Diffusive tunneling in an isobaric but non-isothermal fuel-pusher mixture

Hydrodynamic mix of fusion fuel and inert pusher can simultaneouly generate smaller fuel pockets and finer pusher layers that separate them. Smaller fuel pockets have greater local Knudsen numbers, which tend to excerberate the Knudsen layer reactivity reduction. A thinner pusher layer separating the neighboring fuel pockets, on the other hand, can enable the diffusive tunneling of Gamow fuel ions through the pusher layer and hence alleviate the Knudsen layer reactivity degradation. Here the diffusive tunneling phenomenon describes a
random walk process by which the Gamow fuel ions from one fuel pocket can traverse the inert pusher layer to join a neighboring fuel pocket without losing much of their energy.

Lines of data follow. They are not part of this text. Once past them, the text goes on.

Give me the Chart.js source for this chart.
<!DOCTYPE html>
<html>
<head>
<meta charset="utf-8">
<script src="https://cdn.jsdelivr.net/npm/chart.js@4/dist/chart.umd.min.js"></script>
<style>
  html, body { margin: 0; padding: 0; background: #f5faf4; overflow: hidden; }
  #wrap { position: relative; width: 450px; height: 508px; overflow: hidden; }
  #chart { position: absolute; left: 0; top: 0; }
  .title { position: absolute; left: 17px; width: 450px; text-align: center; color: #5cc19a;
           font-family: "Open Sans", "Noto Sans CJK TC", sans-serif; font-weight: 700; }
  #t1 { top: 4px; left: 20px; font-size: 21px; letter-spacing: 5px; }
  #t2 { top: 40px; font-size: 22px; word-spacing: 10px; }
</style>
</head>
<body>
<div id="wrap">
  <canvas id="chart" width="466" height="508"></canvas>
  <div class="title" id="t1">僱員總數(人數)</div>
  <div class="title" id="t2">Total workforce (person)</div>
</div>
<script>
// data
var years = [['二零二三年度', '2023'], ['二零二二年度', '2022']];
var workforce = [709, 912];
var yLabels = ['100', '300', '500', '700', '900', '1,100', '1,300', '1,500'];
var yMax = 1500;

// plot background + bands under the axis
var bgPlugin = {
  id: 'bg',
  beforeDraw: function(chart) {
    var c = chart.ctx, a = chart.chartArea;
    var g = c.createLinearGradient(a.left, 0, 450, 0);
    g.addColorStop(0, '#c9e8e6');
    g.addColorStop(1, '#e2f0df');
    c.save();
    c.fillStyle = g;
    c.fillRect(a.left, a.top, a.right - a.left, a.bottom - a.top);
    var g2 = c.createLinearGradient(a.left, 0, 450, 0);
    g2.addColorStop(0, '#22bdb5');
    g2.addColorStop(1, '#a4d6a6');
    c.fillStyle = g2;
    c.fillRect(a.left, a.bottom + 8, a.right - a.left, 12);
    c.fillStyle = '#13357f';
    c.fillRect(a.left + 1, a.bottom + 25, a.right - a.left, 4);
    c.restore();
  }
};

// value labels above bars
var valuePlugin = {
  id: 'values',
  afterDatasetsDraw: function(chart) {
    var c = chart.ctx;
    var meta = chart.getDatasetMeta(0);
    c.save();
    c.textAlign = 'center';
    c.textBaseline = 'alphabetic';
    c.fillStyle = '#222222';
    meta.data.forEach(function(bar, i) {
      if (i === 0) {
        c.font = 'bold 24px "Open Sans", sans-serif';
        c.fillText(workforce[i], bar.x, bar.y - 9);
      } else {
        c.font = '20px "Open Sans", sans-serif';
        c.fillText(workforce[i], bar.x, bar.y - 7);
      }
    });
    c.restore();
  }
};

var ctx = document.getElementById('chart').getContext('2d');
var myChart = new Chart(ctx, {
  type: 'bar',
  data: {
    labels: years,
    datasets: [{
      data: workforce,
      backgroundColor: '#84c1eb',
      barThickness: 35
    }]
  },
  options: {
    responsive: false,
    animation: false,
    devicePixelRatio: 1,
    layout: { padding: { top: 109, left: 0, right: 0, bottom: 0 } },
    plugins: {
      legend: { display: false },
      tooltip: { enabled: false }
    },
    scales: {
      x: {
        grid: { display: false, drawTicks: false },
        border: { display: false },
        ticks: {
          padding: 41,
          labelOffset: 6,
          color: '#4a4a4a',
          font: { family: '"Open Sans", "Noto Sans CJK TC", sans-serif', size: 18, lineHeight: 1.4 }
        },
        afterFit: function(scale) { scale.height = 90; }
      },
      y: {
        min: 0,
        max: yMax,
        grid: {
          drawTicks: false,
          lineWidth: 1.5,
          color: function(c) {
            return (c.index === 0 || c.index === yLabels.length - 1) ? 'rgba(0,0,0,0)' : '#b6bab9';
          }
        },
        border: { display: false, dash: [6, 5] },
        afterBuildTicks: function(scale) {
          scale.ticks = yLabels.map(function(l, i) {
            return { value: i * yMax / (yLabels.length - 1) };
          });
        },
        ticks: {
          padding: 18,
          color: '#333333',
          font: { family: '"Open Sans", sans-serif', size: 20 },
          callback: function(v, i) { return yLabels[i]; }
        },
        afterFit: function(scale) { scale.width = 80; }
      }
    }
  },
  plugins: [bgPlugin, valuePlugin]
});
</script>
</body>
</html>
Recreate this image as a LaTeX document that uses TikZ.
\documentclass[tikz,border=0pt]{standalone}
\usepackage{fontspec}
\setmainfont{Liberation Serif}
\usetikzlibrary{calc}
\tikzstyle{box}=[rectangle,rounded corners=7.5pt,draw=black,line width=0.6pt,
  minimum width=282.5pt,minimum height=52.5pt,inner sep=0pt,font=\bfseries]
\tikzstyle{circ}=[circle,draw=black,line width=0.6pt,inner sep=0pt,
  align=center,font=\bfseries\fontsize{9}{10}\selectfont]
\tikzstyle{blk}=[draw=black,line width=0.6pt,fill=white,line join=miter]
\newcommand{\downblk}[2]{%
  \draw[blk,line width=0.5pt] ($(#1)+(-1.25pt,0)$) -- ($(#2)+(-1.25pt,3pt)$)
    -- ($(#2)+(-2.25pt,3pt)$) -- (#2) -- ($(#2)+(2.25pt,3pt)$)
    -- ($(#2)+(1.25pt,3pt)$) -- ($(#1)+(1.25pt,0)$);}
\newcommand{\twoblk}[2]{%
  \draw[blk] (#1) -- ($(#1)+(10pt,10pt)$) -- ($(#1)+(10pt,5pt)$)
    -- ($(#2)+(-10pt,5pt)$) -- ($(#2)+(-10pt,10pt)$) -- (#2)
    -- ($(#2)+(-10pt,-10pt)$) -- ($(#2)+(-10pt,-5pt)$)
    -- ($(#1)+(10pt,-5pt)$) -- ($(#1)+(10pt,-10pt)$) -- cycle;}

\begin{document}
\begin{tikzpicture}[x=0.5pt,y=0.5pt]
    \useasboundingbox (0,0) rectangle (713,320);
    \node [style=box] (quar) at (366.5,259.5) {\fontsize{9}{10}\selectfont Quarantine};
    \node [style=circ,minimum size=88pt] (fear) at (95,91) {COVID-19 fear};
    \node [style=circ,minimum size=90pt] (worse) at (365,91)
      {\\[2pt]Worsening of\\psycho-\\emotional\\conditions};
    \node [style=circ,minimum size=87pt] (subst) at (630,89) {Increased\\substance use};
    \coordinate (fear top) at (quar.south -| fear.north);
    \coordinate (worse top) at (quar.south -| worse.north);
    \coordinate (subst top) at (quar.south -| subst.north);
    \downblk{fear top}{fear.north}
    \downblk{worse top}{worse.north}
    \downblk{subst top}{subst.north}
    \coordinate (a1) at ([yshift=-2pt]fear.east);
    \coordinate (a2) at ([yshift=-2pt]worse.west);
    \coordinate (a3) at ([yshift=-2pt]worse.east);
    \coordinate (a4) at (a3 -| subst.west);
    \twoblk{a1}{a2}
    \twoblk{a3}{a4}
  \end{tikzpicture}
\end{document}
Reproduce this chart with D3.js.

In
an isobaric target mixture where fuel and pusher segments can have distinct temperatures, due to their different compressibilities, the temperature effect on the critical pusher layer areal density for diffusive tunneling, which is a property of the hydrodynamic mix, is understood by computing the ion charge state distribution using a collisional radiative model. These information are fed into the collisionality evaluation, resulting a parametric scan of the diffusive tunneling physics in terms of the target pressure, fuel and pusher temperatures.